** START OF Given data **

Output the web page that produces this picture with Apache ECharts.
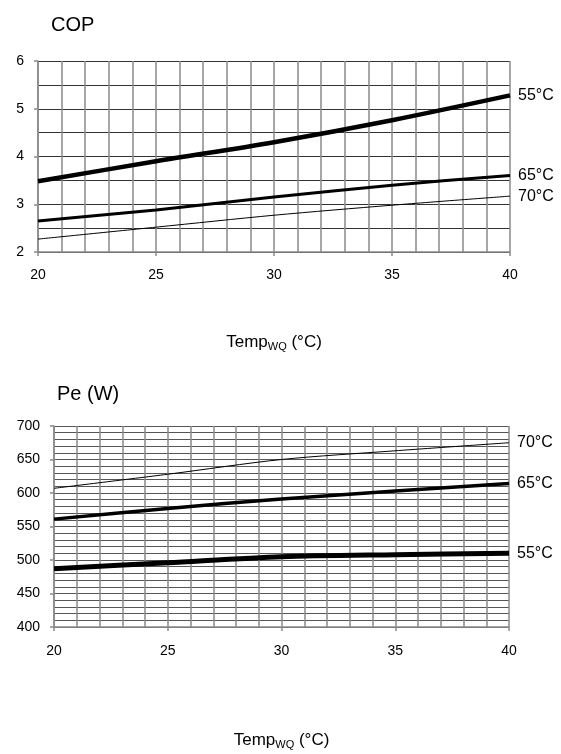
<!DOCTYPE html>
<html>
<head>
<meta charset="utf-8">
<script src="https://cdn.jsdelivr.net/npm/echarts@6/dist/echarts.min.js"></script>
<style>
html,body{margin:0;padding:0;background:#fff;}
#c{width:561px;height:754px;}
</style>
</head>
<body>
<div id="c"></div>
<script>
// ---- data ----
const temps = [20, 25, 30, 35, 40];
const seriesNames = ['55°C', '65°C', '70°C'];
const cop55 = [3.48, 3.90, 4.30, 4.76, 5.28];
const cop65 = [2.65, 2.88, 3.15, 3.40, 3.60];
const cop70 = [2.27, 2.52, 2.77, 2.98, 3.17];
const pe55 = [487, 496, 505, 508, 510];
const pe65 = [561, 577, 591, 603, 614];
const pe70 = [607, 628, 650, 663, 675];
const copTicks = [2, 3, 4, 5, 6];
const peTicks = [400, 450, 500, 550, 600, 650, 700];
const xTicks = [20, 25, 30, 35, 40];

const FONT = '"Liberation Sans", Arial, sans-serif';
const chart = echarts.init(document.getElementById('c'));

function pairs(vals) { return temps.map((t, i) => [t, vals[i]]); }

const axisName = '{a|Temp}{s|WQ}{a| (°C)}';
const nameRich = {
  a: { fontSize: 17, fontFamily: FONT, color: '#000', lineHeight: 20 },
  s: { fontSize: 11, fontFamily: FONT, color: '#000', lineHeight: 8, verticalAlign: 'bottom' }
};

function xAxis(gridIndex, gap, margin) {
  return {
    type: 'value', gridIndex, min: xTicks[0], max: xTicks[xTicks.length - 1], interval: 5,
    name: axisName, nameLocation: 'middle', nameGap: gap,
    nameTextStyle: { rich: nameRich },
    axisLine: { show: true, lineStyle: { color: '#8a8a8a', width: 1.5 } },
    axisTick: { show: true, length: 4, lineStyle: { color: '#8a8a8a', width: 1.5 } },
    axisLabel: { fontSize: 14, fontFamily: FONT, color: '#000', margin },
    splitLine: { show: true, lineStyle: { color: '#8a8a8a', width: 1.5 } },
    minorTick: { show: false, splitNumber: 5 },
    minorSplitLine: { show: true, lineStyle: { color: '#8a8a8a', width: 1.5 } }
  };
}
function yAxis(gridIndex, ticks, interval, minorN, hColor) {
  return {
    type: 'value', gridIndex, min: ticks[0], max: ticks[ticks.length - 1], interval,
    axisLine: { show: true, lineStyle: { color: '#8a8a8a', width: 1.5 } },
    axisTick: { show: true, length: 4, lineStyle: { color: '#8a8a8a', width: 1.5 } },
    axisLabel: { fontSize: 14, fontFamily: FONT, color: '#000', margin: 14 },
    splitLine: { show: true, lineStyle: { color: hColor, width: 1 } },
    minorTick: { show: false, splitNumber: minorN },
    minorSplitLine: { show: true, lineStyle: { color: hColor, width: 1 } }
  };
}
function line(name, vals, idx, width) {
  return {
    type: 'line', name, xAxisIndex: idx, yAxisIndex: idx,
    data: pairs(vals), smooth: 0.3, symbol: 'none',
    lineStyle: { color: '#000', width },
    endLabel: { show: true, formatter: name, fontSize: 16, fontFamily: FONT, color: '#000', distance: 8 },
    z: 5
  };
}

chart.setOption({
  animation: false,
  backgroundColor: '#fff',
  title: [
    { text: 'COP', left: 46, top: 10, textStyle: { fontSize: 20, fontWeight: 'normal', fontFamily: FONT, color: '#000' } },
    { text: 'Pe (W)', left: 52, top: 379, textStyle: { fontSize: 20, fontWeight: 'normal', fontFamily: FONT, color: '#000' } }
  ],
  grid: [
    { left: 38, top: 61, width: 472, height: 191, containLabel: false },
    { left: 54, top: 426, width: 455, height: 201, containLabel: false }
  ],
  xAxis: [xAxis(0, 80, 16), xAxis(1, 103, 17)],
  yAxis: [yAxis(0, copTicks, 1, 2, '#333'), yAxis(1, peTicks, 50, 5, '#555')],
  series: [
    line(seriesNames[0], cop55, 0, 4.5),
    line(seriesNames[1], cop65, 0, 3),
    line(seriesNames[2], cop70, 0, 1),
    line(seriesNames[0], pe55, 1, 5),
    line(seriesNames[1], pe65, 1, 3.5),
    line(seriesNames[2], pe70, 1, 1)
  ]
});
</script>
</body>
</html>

** END OF Given data **

▶ **Written problem**
Set the data above down again exactly as given, with no pictures.

▶ **Correct answer**
Output the web page that produces this picture with Apache ECharts.
<!DOCTYPE html>
<html>
<head>
<meta charset="utf-8">
<script src="https://cdn.jsdelivr.net/npm/echarts@6/dist/echarts.min.js"></script>
<style>
html,body{margin:0;padding:0;background:#fff;}
#c{width:561px;height:754px;}
</style>
</head>
<body>
<div id="c"></div>
<script>
// ---- data ----
const temps = [20, 25, 30, 35, 40];
const seriesNames = ['55°C', '65°C', '70°C'];
const cop55 = [3.48, 3.90, 4.30, 4.76, 5.28];
const cop65 = [2.65, 2.88, 3.15, 3.40, 3.60];
const cop70 = [2.27, 2.52, 2.77, 2.98, 3.17];
const pe55 = [487, 496, 505, 508, 510];
const pe65 = [561, 577, 591, 603, 614];
const pe70 = [607, 628, 650, 663, 675];
const copTicks = [2, 3, 4, 5, 6];
const peTicks = [400, 450, 500, 550, 600, 650, 700];
const xTicks = [20, 25, 30, 35, 40];

const FONT = '"Liberation Sans", Arial, sans-serif';
const chart = echarts.init(document.getElementById('c'));

function pairs(vals) { return temps.map((t, i) => [t, vals[i]]); }

const axisName = '{a|Temp}{s|WQ}{a| (°C)}';
const nameRich = {
  a: { fontSize: 17, fontFamily: FONT, color: '#000', lineHeight: 20 },
  s: { fontSize: 11, fontFamily: FONT, color: '#000', lineHeight: 8, verticalAlign: 'bottom' }
};

function xAxis(gridIndex, gap, margin) {
  return {
    type: 'value', gridIndex, min: xTicks[0], max: xTicks[xTicks.length - 1], interval: 5,
    name: axisName, nameLocation: 'middle', nameGap: gap,
    nameTextStyle: { rich: nameRich },
    axisLine: { show: true, lineStyle: { color: '#8a8a8a', width: 1.5 } },
    axisTick: { show: true, length: 4, lineStyle: { color: '#8a8a8a', width: 1.5 } },
    axisLabel: { fontSize: 14, fontFamily: FONT, color: '#000', margin },
    splitLine: { show: true, lineStyle: { color: '#8a8a8a', width: 1.5 } },
    minorTick: { show: false, splitNumber: 5 },
    minorSplitLine: { show: true, lineStyle: { color: '#8a8a8a', width: 1.5 } }
  };
}
function yAxis(gridIndex, ticks, interval, minorN, hColor) {
  return {
    type: 'value', gridIndex, min: ticks[0], max: ticks[ticks.length - 1], interval,
    axisLine: { show: true, lineStyle: { color: '#8a8a8a', width: 1.5 } },
    axisTick: { show: true, length: 4, lineStyle: { color: '#8a8a8a', width: 1.5 } },
    axisLabel: { fontSize: 14, fontFamily: FONT, color: '#000', margin: 14 },
    splitLine: { show: true, lineStyle: { color: hColor, width: 1 } },
    minorTick: { show: false, splitNumber: minorN },
    minorSplitLine: { show: true, lineStyle: { color: hColor, width: 1 } }
  };
}
function line(name, vals, idx, width) {
  return {
    type: 'line', name, xAxisIndex: idx, yAxisIndex: idx,
    data: pairs(vals), smooth: 0.3, symbol: 'none',
    lineStyle: { color: '#000', width },
    endLabel: { show: true, formatter: name, fontSize: 16, fontFamily: FONT, color: '#000', distance: 8 },
    z: 5
  };
}

chart.setOption({
  animation: false,
  backgroundColor: '#fff',
  title: [
    { text: 'COP', left: 46, top: 10, textStyle: { fontSize: 20, fontWeight: 'normal', fontFamily: FONT, color: '#000' } },
    { text: 'Pe (W)', left: 52, top: 379, textStyle: { fontSize: 20, fontWeight: 'normal', fontFamily: FONT, color: '#000' } }
  ],
  grid: [
    { left: 38, top: 61, width: 472, height: 191, containLabel: false },
    { left: 54, top: 426, width: 455, height: 201, containLabel: false }
  ],
  xAxis: [xAxis(0, 80, 16), xAxis(1, 103, 17)],
  yAxis: [yAxis(0, copTicks, 1, 2, '#333'), yAxis(1, peTicks, 50, 5, '#555')],
  series: [
    line(seriesNames[0], cop55, 0, 4.5),
    line(seriesNames[1], cop65, 0, 3),
    line(seriesNames[2], cop70, 0, 1),
    line(seriesNames[0], pe55, 1, 5),
    line(seriesNames[1], pe65, 1, 3.5),
    line(seriesNames[2], pe70, 1, 1)
  ]
});
</script>
</body>
</html>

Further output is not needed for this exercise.